Medizinstudienplätze fehlen und sind ungleich verteilt
Es gibt große Unterschiede zwischen den Ländern, wenn man das Verhältnis von Medizinstudienplätzen zur Einwohnerzahl betrachtet. Die verfügbaren Studienplätze an staatlichen Hochschulen sind zum Teil sehr unterschiedlich verteilt. In Brandenburg und Bremen etwa gibt es bislang kein staatliches Studienangebot für Medizin.
Die übrigen Bundesländer bilden im Verhältnis zur Einwohnerzahl in unterschiedlichem Maß für den eigenen Bedarf aus, wie die Analyse des CHE verdeutlicht. Das Saarland und Mecklenburg-Vorpommern bieten an staatlichen Hochschulen je 100.000 Einwohner 29 beziehungsweise 26 Medizinstudienplätze an. Im bevölkerungsreichen Nordrhein-Westfalen sind es hingegen nur 13 pro 100.000 Einwohner.
Der Hauptgrund für das unterschiedliche Engagement der Bundesländer, so schätzt das CHE, dürften die hohen Investitions- und Betriebskosten für medizinische Fakultäten sein. Das Statistische Bundesamt beziffert allein die laufenden Ausgaben für ein Studium im Bereich Humanmedizin/Gesundheitswissenschaften auf rund 25.000 Euro pro Studierendem und Jahr.
Eine medizinische Fakultät bedeutet oft auch eine hohe Arztdichte
Bundesländer, die mehr Medizinstudienplätze anbieten, können langfristig bei der ärztlichen Versorgung profitieren. Wo eine medizinische Fakultät beheimatet ist, ergeben sich auch bessere Quoten im Verhältnis von Ärzten pro 100.000 Einwohner. So profitieren neben Metropolen wie Hamburg, Berlin oder München auch die Regionen um Heidelberg, Freiburg und Lübeck vom Nachwuchs in der Region.
Diese These sieht das CHE, dessen Gesellschafter die Bertelsmann Stiftung und die Hochschulrektorenkonferenz sind, mit der aktuelle Auswertung bestätigt. Sie zeigt, dass Regionen mit einer medizinischen Fakultät oft auch eine hohe Arztdichte pro Einwohner aufweisen (siehe Grafik).
„Wie wichtig Medizinstudienplätze für die langfristige regionale Versorgung sind, zeigt der sogenannte Klebeeffekt, der Ärztinnen und Ärzte in der Nähe ihres Studienortes hält“, so Cort-Denis Hachmeister, Senior Expert Datenanalyse beim CHE. Er hat die Arztdichte nach Regionen aus den Daten der Kassenärztlichen Vereinigung in Beziehung zu den Hochschulstandorten gesetzt.
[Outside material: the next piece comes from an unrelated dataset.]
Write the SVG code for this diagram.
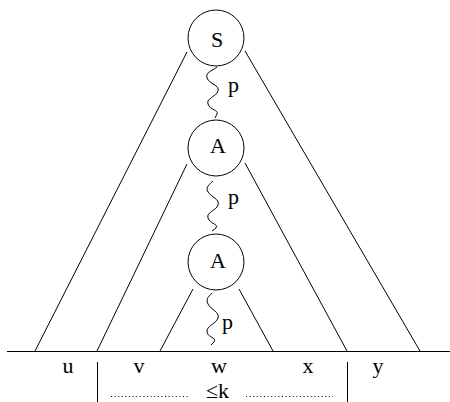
<svg xmlns="http://www.w3.org/2000/svg" width="450" height="402" viewBox="0 0 450 402" font-family="'Liberation Serif', 'DejaVu Serif', serif" font-size="22">
<style>
.ln{stroke:#000;stroke-width:1;fill:none}
.nd{stroke:#000;stroke-width:1;fill:#fff}
.t{font-family:'Liberation Serif','DejaVu Serif',serif;font-size:22px;fill:#000}
.lab{text-anchor:middle}
</style>
<rect width="450" height="402" fill="#fff"/>
<g id="connectors">
<line class="ln" x1="187" y1="52" x2="35" y2="351"/>
<line class="ln" x1="245" y1="51" x2="420" y2="351"/>
<line class="ln" x1="187" y1="164" x2="97" y2="351"/>
<line class="ln" x1="245" y1="163" x2="347" y2="351"/>
<line class="ln" x1="193" y1="289" x2="160" y2="351"/>
<line class="ln" x1="239" y1="289" x2="273" y2="351"/>
<path class="ln" d="M217,67 C214,70 205,72 207,78 C209,84 220,85 218,91 C216,97 206,98 208,104 C210,110 219,110 217,114 L215,118"/>
<path class="ln" d="M213,181 C210,184 205,187 208,192 C211,197 220,199 218,205 C216,211 206,212 208,218 C210,224 219,224 216,228 L212,231"/>
<path class="ln" d="M212,293 C210,296 205,298 208,304 C211,310 220,312 218,318 C216,324 206,326 207,332 C208,338 217,337 214,342 L211,345"/>
<text class="t" x="228" y="92">p</text>
<text class="t" x="228" y="204">p</text>
<text class="t" x="222" y="329">p</text>
</g>
<g id="S"><circle class="nd" cx="216" cy="38" r="28"/><text class="t lab" x="217" y="47">S</text></g>
<g id="A1"><circle class="nd" cx="216" cy="148" r="28"/><text class="t lab" x="218" y="153">A</text></g>
<g id="A2"><circle class="nd" cx="216" cy="262" r="28"/><text class="t lab" x="218" y="268">A</text></g>
<g id="base">
<line class="ln" x1="7" y1="351.5" x2="450" y2="351.5"/>
<line class="ln" x1="97.5" y1="362" x2="97.5" y2="402"/>
<line class="ln" x1="347.5" y1="362" x2="347.5" y2="402"/>
<text class="t lab" x="68" y="373">u</text>
<text class="t lab" x="139" y="373">v</text>
<text class="t lab" x="219" y="373">w</text>
<text class="t lab" x="308" y="373">x</text>
<text class="t lab" x="378" y="373">y</text>
<line class="ln" x1="111" y1="396.5" x2="190" y2="396.5" stroke-dasharray="1,2.6"/>
<line class="ln" x1="246" y1="396.5" x2="333" y2="396.5" stroke-dasharray="1,2.6"/>
<text class="t" x="206" y="398">≤k</text>
</g>
</svg>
Medizinabsolventen decken nicht den Fachkräftebedarf
Das Fazit der Analyse fällt ernüchtert aus: Trotz des Ausbaus von Studienplätzen von 9.000 auf 10.000 Medizinstudienplätze und Neugründungen von medizinischen Fakultäten oder privaten Hochschulen, reiche die Zahl der Absolventen nicht aus, um den Fachkräftemangel zu beheben.
Durch den Ärztemangel sind bereits heute mehr als 5.000 Hausarztsitze unbesetzt. Ein Viertel der Hausärztinnen und -ärzte in Deutschland plant zudem, ihre Tätigkeit innerhalb der nächsten fünf Jahre aufzugeben, so eine Umfrage der Bertelsmann Stiftung. Das wird den Engpass verschärfen.
„Die Debatte um Medizinstudienplätze und wer sie einrichten und finanzieren soll, muss wieder intensiviert werden“, fordert Hachmeister. „Wer keine oder zu wenig Medizinstudienplätze schafft, trägt zur strukturellen Unterversorgung bei und macht sich abhängig vom Engagement anderer Länder.“
Im Juni hatte das CHE veröffentlicht, dass mindestens 9.100 deutsche Medizinstudierende im Ausland studieren, die in der Debatte um die Lösung des Fachkräftemangels in der Medizin weitgehend ignoriert würden, aber bei einer Rückkehr nach Deutschland diesen Mangel mindern könnten.